Deer hunters nationwide are being turned away from some mom-and-pop butcher shops and small meat processing plants, and the same is true in Kansas.


For the first time in 50 years, Burkhart Meats in Kinsley is unable to process deer for its customers. Neither is Smoky River Meats in Salina.


Because of the pandemic, a constricting supply chain and more ranchers wanting to have their animals processed at a small plant — as opposed to sending them to feed lots — small- and medium-sized processors and butcher shops are bursting at the seams.


"It got busier because of COVID," said Ron Wheeler, co-owner of Burkhart Meats. "We used to have a two- to three-week wait — never months."


ZD Meatz in Oakley is willing to harvest deer, but the hunter must first cut the carcass and freeze the meat and then bring it in a bag to the plant to be processed into sausages and jerky.


"We’re too full of beef and pork right now," said Tim Zerr, a co-owner of ZD Meatz. "The deer (meat) has to be boned, frozen and tagged."


The executive director of the American Association of Meat Processors, Chris Young, said this year many of its members across the country are unable to process deer. Because the wild game carcasses must be stored far away from beef, hogs and lamb, many processors no longer have room to store them.


"It’s a growing trend," Young said. "It’s a widespread situation."


According to Young, many processors usually use the extra money they get from processing wild game to help them invest in new equipment.


"This becomes their side deal in the fall," Young said. "But now, a lot are not taking on new business."


Burkhart’s, like many other butcher shops, has an attachment to its customers and feels bad that it cannot fit them in sooner or take in their wild game this year.


"We’ve had many generations of customers. Four to five generations," said Melanie Wheeler, co-owner of Burkhart Meats, as she teared up. "They’re wonderful."


Specialty products


Burkhart Meats is a third-generation butcher shop. The shop’s founder, Harold Burkhart, 91, still comes in daily to check on the crew members, who include his daughter, son-in-law and two granddaughters. Decades ago, Harold Burkhart started a special recipe for Dill Billy Bacon.


"It makes the best BLT sandwich ever," Burkhart said. "It pretty much sells itself."


Like Burkhart’s, other butchers have their own special bacon, bologna and summer sausage recipes, all of which they find hard to keep on their shelves lately.
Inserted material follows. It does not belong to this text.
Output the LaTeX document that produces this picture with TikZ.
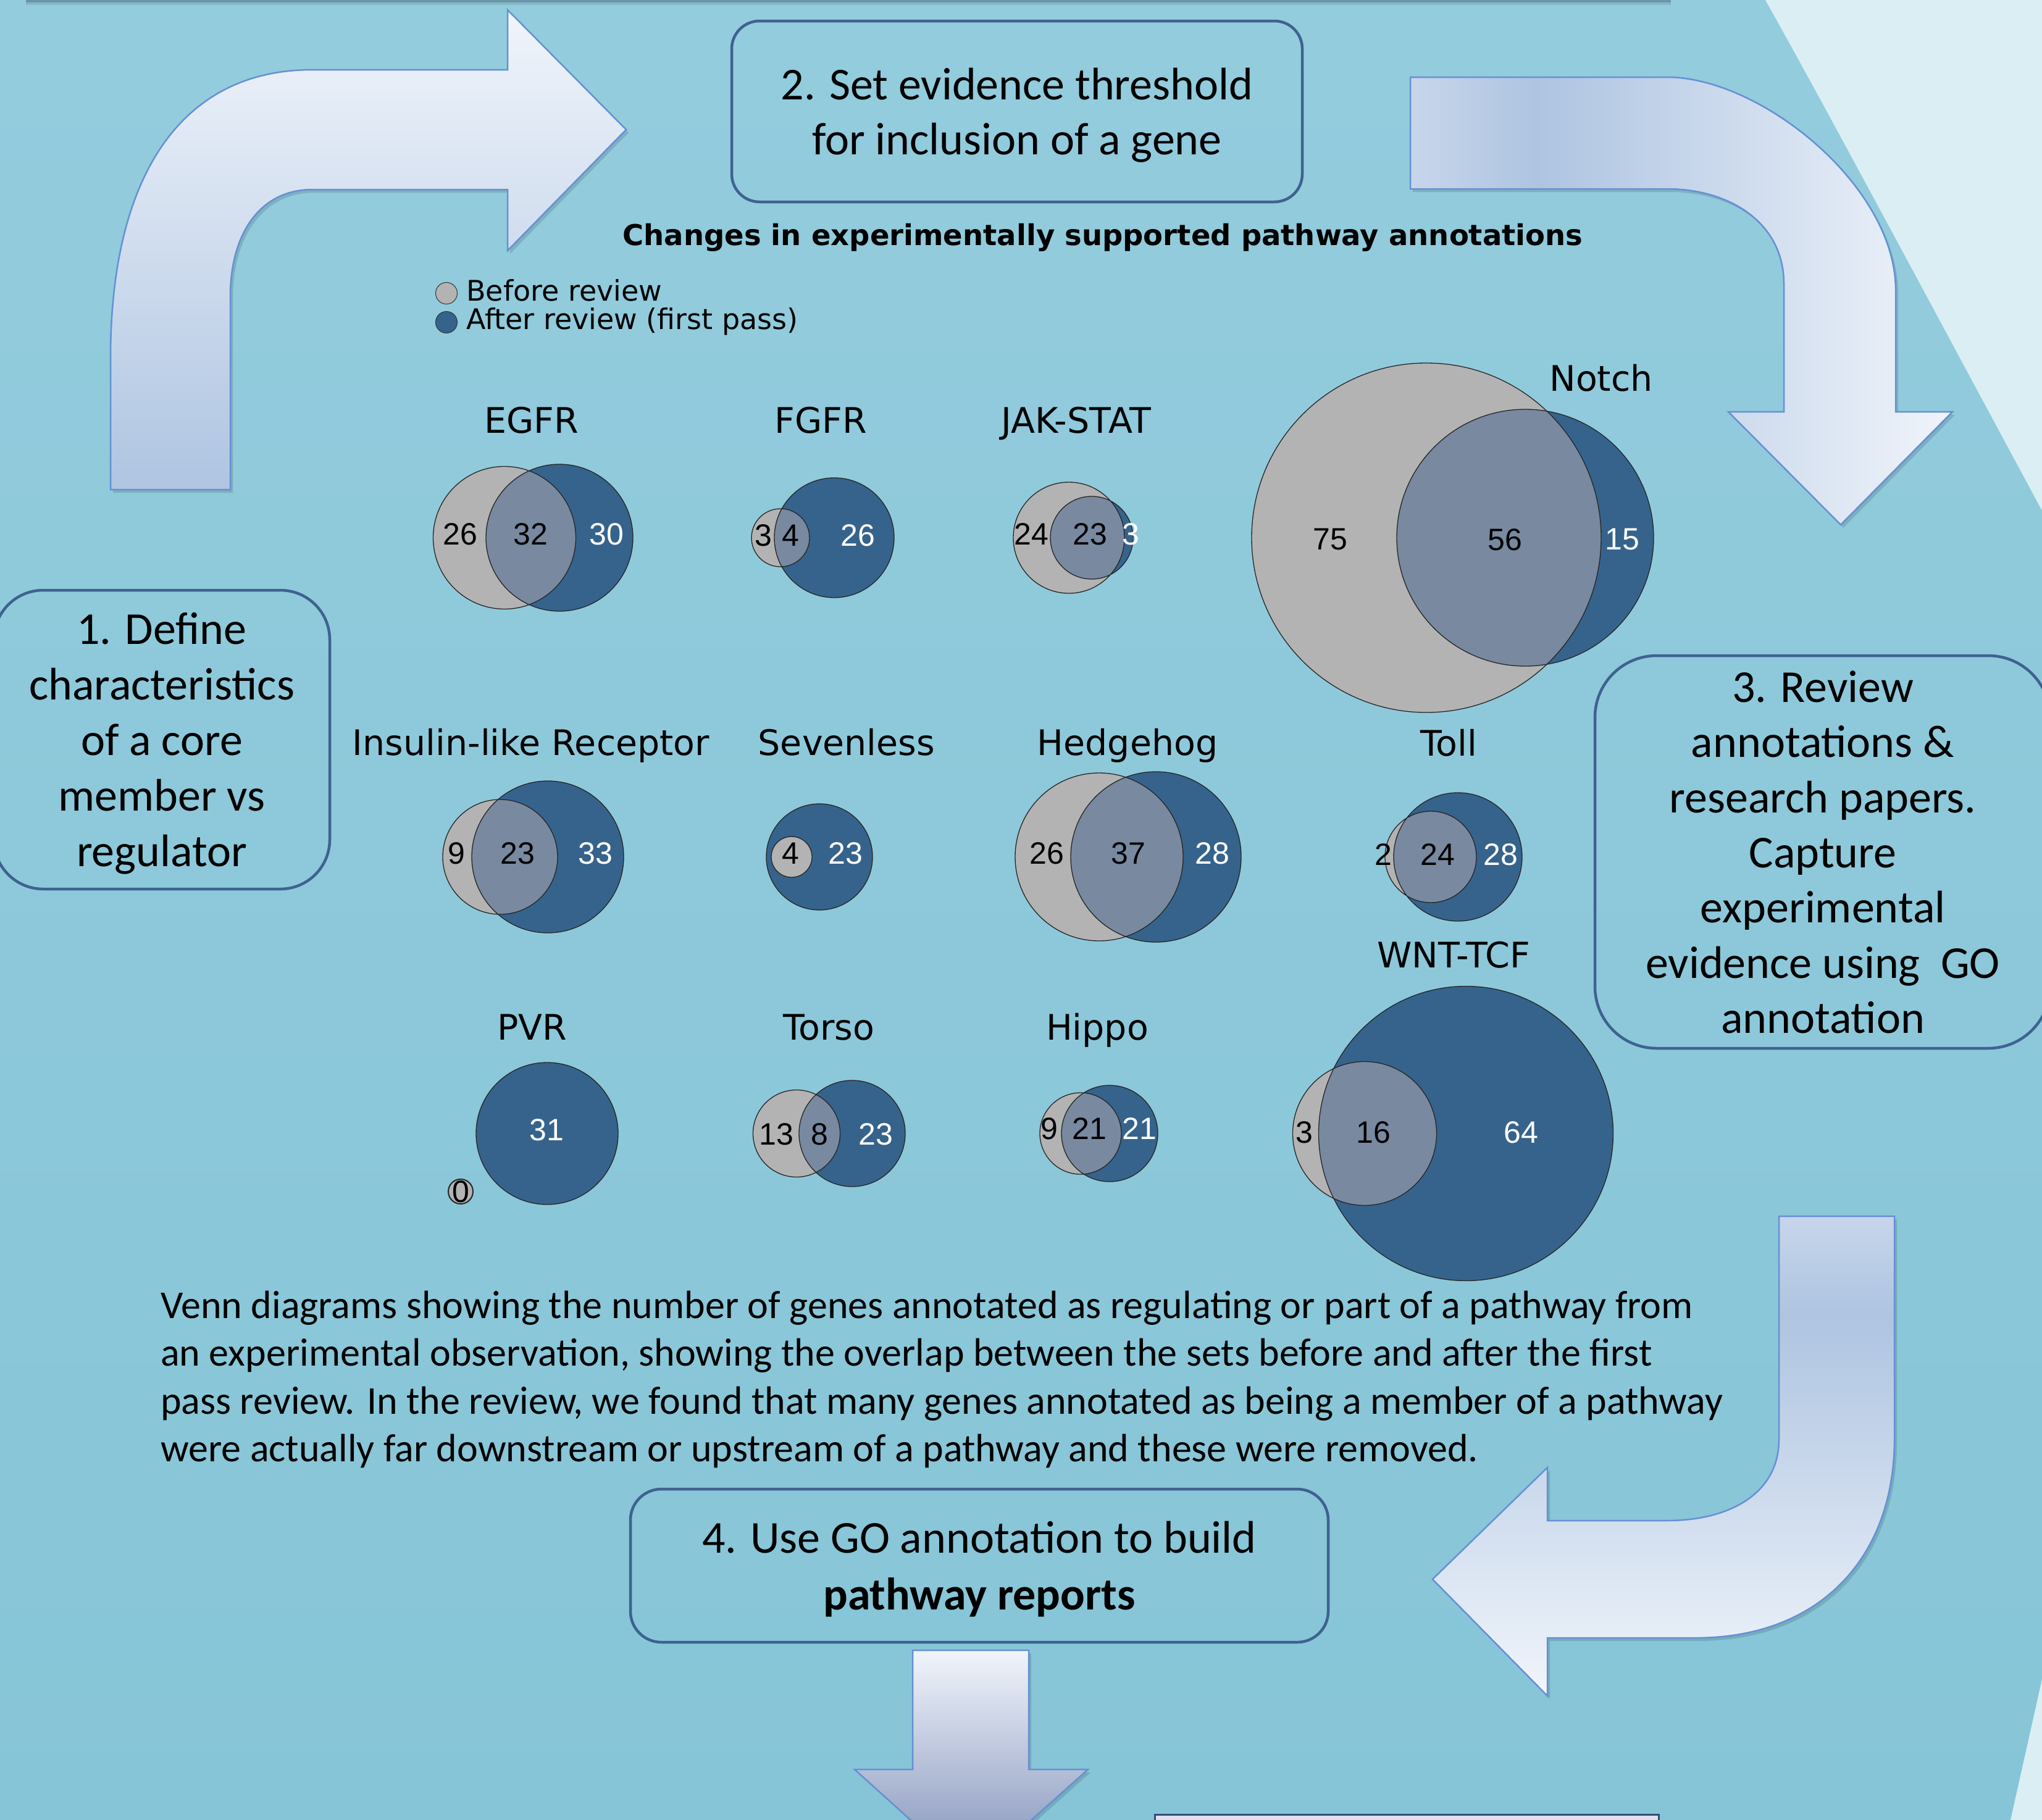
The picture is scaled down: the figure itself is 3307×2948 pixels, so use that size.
\documentclass[tikz,border=0pt]{standalone}
\usepackage{fontspec}
\setmainfont{Carlito}
\newfontfamily\dejavu{DejaVu Sans}
\newfontfamily\libsans{Liberation Sans}
\definecolor{bgtop}{HTML}{93CCDD}
\definecolor{bgbot}{HTML}{86C5D7}
\definecolor{bglight}{HTML}{DAEEF3}
\definecolor{boxline}{HTML}{3E6290}
\definecolor{arrline}{HTML}{6690D4}
\definecolor{arrdark}{HTML}{AEC4E1}
\definecolor{arrlight}{HTML}{F1F5FB}
\definecolor{arrmid}{HTML}{C8D6EB}
\definecolor{vgray}{HTML}{B3B3B3}
\definecolor{vblue}{HTML}{36638C}
\definecolor{vover}{HTML}{7889A0}
\definecolor{lav}{HTML}{E4DFEC}
\definecolor{navy}{HTML}{2F4F78}
\definecolor{topband}{HTML}{6A97A6}
\definecolor{topband2}{HTML}{84B8C9}

\newcommand{\vennpair}[5]{%
  \fill[vgray] (#1,#5) circle[radius=#2pt];
  \fill[vblue] (#3,#5) circle[radius=#4pt];
  \begin{scope}
    \clip (#3,#5) circle[radius=#4pt];
    \fill[vover] (#1,#5) circle[radius=#2pt];
  \end{scope}
  \draw[vline] (#1,#5) circle[radius=#2pt] (#3,#5) circle[radius=#4pt];
}

\def\tlarrow{(179,793) -- (179,580) .. controls (179,290) and (290,113) .. (506,113) -- (822,113) -- (822,16) -- (1014,210) -- (822,406) -- (822,307) -- (506,307) .. controls (420,307) and (373,380) .. (373,480) -- (373,793) -- cycle}
\def\trarrow{(2284,125) -- (2700,125) .. controls (2850,125) and (3070,300) .. (3070,470) -- (3070,667) -- (3162,667) -- (2981,850) -- (2799,667) -- (2889,667) -- (2889,460) .. controls (2889,360) and (2800,306) .. (2700,306) -- (2284,306) -- cycle}
\def\rbarrow{(2881,1970) -- (3068,1970) -- (3068,2331) .. controls (3068,2520) and (2950,2653) .. (2746,2653) -- (2506,2653) -- (2506,2747) -- (2320,2558) -- (2506,2377) -- (2506,2463) -- (2700,2463) .. controls (2800,2463) and (2881,2420) .. (2881,2331) -- cycle}
\def\bdarrow{(1478,2673) -- (1666,2673) -- (1666,2866) -- (1762,2866) -- (1572,3036) -- (1384,2866) -- (1478,2866) -- cycle}

\begin{document}
\begin{tikzpicture}[x=1pt,y=-1pt,
  boxst/.style={draw=boxline,line width=4.5pt,inner sep=0pt},
  btxt/.style={anchor=base,font=\fontsize{74}{90}\selectfont,inner sep=0pt},
  lbl/.style={anchor=base,font=\dejavu\fontsize{57}{66}\selectfont,inner sep=0pt},
  num/.style={anchor=center,font=\libsans\fontsize{50}{60}\selectfont,inner sep=0pt},
  numw/.style={num,text=white},
  ptxt/.style={anchor=base west,font=\fontsize{64}{77}\selectfont,inner sep=0pt},
  vline/.style={draw=black!85,line width=1.3pt},
  arrowline/.style={draw=arrline,line width=2.5pt,line join=miter},
  shadowst/.style={fill=black,opacity=0.13}
]
\useasboundingbox (0,0) rectangle (3307,2948);
\clip (0,0) rectangle (3307,2948);

% background
\shade[top color=bgtop,bottom color=bgbot] (0,0) rectangle (3307,2948);
\fill[bglight] (2859,0) .. controls (2960,180) and (3120,480) .. (3307,827) -- (3307,0) -- cycle;
\fill[bglight] (3307,2720) -- (3256,2948) -- (3307,2948) -- cycle;
\fill[topband] (42,0) rectangle (2706,4);
\fill[topband2] (42,4) rectangle (2706,8);

% top-left arrow
\fill[shadowst,shift={(4,5)}] \tlarrow;
\begin{scope}
  \clip \tlarrow;
  \shade[top color=arrlight,bottom color=arrdark] (170,10) rectangle (1020,800);
\end{scope}
\draw[arrowline] \tlarrow;

% top-right arrow
\fill[shadowst,shift={(4,5)}] \trarrow;
\begin{scope}
  \clip \trarrow;
  \shade[left color=arrmid,right color=arrdark] (2280,120) rectangle (2490,312);
  \shade[left color=arrdark,right color=arrlight] (2489,120) rectangle (3170,860);
\end{scope}
\draw[arrowline] \trarrow;

% right-bottom arrow
\fill[shadowst,shift={(4,5)}] \rbarrow;
\begin{scope}
  \clip \rbarrow;
  \shade[top color=arrmid,bottom color=arrdark] (2300,1965) rectangle (3075,2131);
  \shade[top color=arrdark,bottom color=arrlight] (2300,2130) rectangle (3075,2750);
\end{scope}
\draw[arrowline] \rbarrow;

% bottom arrow
\fill[shadowst,shift={(4,5)}] \bdarrow;
\begin{scope}
  \clip \bdarrow;
  \shade[top color=arrlight,bottom color=arrdark!90!blue!80!black] (1380,2673) rectangle (1770,3040);
\end{scope}
\draw[arrowline] \bdarrow;

% bottom partial box
\node[fill=lav,draw=navy,line width=3pt,minimum width=816pt,minimum height=100pt,anchor=north west,inner sep=0pt] (box5) at (1869,2938) {};

% step boxes
\node[boxst,rounded corners=80pt,minimum width=544pt,minimum height=484pt] (box1) at (262,1198) {};
\node[boxst,rounded corners=45pt,minimum width=924pt,minimum height=293pt] (box2) at (1647,180.5) {};
\node[boxst,rounded corners=100pt,minimum width=737pt,minimum height=636pt] (box3) at (2951.5,1380) {};
\node[boxst,rounded corners=50pt,minimum width=1130pt,minimum height=248pt] (box4) at (1586,2536) {};

\node[btxt] (b1a) at (262,1043) {1. Define};
\node[btxt] (b1b) at (262,1133) {characteristics};
\node[btxt] (b1c) at (262,1223) {of a core};
\node[btxt] (b1d) at (262,1313) {member vs};
\node[btxt] (b1e) at (262,1403) {regulator};

\node[btxt] (b2a) at (1647,161) {2. Set evidence threshold};
\node[btxt] (b2b) at (1647,250) {for inclusion of a gene};

\node[btxt] (b3a) at (2952,1137) {3. Review};
\node[btxt] (b3b) at (2952,1226) {annotations \&};
\node[btxt] (b3c) at (2952,1316) {research papers.};
\node[btxt] (b3d) at (2952,1405) {Capture};
\node[btxt] (b3e) at (2952,1494) {experimental};
\node[btxt] (b3f) at (2952,1584) {evidence using~ GO};
\node[btxt] (b3g) at (2952,1673) {annotation};

\node[btxt] (b4a) at (1586,2515) {4. Use GO annotation to build};
\node[btxt,font=\bfseries\fontsize{74}{90}\selectfont] (b4b) at (1586,2607) {pathway reports};

% title and legend
\node[anchor=base,font=\dejavu\bfseries\fontsize{46.5}{55}\selectfont,inner sep=0pt] (title) at (1786,397) {Changes in experimentally supported pathway annotations};
\node[circle,fill=vgray,draw=black!80,line width=1pt,minimum size=35pt,inner sep=0pt] (lg1) at (723,475) {};
\node[circle,fill=vblue,draw=black!80,line width=1pt,minimum size=35pt,inner sep=0pt] (lg2) at (723,522) {};
\node[anchor=base west,font=\dejavu\fontsize{46}{52}\selectfont,inner sep=0pt] (lgt1) at (755,487) {Before review};
\node[anchor=base west,font=\dejavu\fontsize{46}{52}\selectfont,inner sep=0pt] (lgt2) at (755,533) {After review (first pass)};

% Venn diagrams row 1
\vennpair{817}{115.5}{906}{119}{871}
\vennpair{1264}{47}{1351}{97}{871}
\vennpair{1731}{90}{1768}{67}{871}
\vennpair{2310}{283}{2470}{208}{871}
% row 2
\vennpair{810}{93}{887}{123}{1388}
\fill[vblue] (1327,1388) circle[radius=86pt];
\fill[vgray] (1282,1388) circle[radius=33pt];
\draw[vline] (1327,1388) circle[radius=86pt] (1282,1388) circle[radius=33pt];
\vennpair{1780}{136}{1872}{138}{1388}
\vennpair{2317}{74}{2361}{104}{1388}
% row 3
\fill[vblue] (886,1836) circle[radius=115pt];
\draw[vline] (886,1836) circle[radius=115pt];
\fill[vgray] (746,1930) circle[radius=20pt];
\draw[vline,line width=2pt] (746,1930) circle[radius=20pt];
\vennpair{1290}{70.5}{1380}{86}{1836}
\vennpair{1750}{66}{1797}{78}{1836}
\vennpair{2210}{116.5}{2374}{238.5}{1836}

% Venn titles
\node[lbl] (l-egfr) at (861,701) {EGFR};
\node[lbl] (l-fgfr) at (1329,701) {FGFR};
\node[lbl] (l-jak) at (1743,701) {JAK-STAT};
\node[lbl] (l-notch) at (2593,633) {Notch};
\node[lbl] (l-ins) at (860,1223) {Insulin-like Receptor};
\node[lbl] (l-sev) at (1371,1223) {Sevenless};
\node[lbl] (l-hh) at (1826,1223) {Hedgehog};
\node[lbl] (l-toll) at (2346,1224) {Toll};
\node[lbl] (l-wnt) at (2354,1567) {WNT-TCF};
\node[lbl] (l-pvr) at (862,1684) {PVR};
\node[lbl] (l-torso) at (1342,1684) {Torso};
\node[lbl] (l-hippo) at (1777,1684) {Hippo};

% Venn numbers
\node[num] (egfr1) at (745,865) {26};
\node[num] (egfr2) at (859,865) {32};
\node[numw] (egfr3) at (982,865) {30};
\node[num] (fgfr1) at (1236,867) {3};
\node[num] (fgfr2) at (1280,867) {4};
\node[numw] (fgfr3) at (1389,867) {26};
\node[num] (jak1) at (1670,865) {24};
\node[num] (jak2) at (1765,865) {23};
\node[numw] (jak3) at (1831,865) {3};
\node[num] (notch1) at (2154,874) {75};
\node[num] (notch2) at (2437,874) {56};
\node[numw] (notch3) at (2627,874) {15};
\node[num] (ins1) at (739,1382) {9};
\node[num] (ins2) at (838,1382) {23};
\node[numw] (ins3) at (964,1382) {33};
\node[num] (sev1) at (1280,1382) {4};
\node[numw] (sev2) at (1369,1382) {23};
\node[num] (hh1) at (1695,1382) {26};
\node[num] (hh2) at (1827,1382) {37};
\node[numw] (hh3) at (1963,1382) {28};
\node[num] (toll1) at (2240,1384) {2};
\node[num] (toll2) at (2328,1384) {24};
\node[numw] (toll3) at (2430,1384) {28};
\node[num] (pvr0) at (746,1930) {0};
\node[numw] (pvr1) at (885,1830) {31};
\node[num] (torso1) at (1257,1837) {13};
\node[num] (torso2) at (1327,1837) {8};
\node[numw] (torso3) at (1418,1837) {23};
\node[num] (hip1) at (1699,1828) {9};
\node[num] (hip2) at (1764,1828) {21};
\node[numw] (hip3) at (1845,1828) {21};
\node[num] (wnt1) at (2112,1834) {3};
\node[num] (wnt2) at (2224,1834) {16};
\node[numw] (wnt3) at (2463,1834) {64};

% caption paragraph
\node[ptxt] (p1) at (260,2135) {Venn diagrams showing the number of genes annotated as regulating or part of a pathway from};
\node[ptxt] (p2) at (260,2212.5) {an experimental observation, showing the overlap between the sets before and after the first};
\node[ptxt] (p3) at (260,2290) {pass review. In the review, we found that many genes annotated as being a member of a pathway};
\node[ptxt] (p4) at (260,2367.5) {were actually far downstream or upstream of a pathway and these were removed.};
\end{tikzpicture}
\end{document}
Long waits to process beef


Burkhart Meats, ZD Meatz, Smoky River Meats and meat processors across Kansas and nationwide are booked through January 2022.


"Right now we’re just really busy," said Lucas Bretz of Smoky River Meats in Salina.


Young knows finding the answer to this situation of not enough, or not large enough, small meat processors is difficult. But he is hoping states and the federal government will be able to help smaller plants increase in size. Right now, three bills are sitting in Congress: the PRIME Act, the RAMP-UP Act and most recently, the PRICE Act.


"If we could get a steady flow of money (for expansion of small- to medium-sized plants), it would help," Young said. "There’s no quick fix."


Some plants, like ZD Meatz, are planning to expand. They are all trying to fit in as many customers as possible.


"Now is definitely a good time to have a butcher shop," Melanie Wheeler said. "A lot more people are starting to butcher (their animals at a butcher shop)."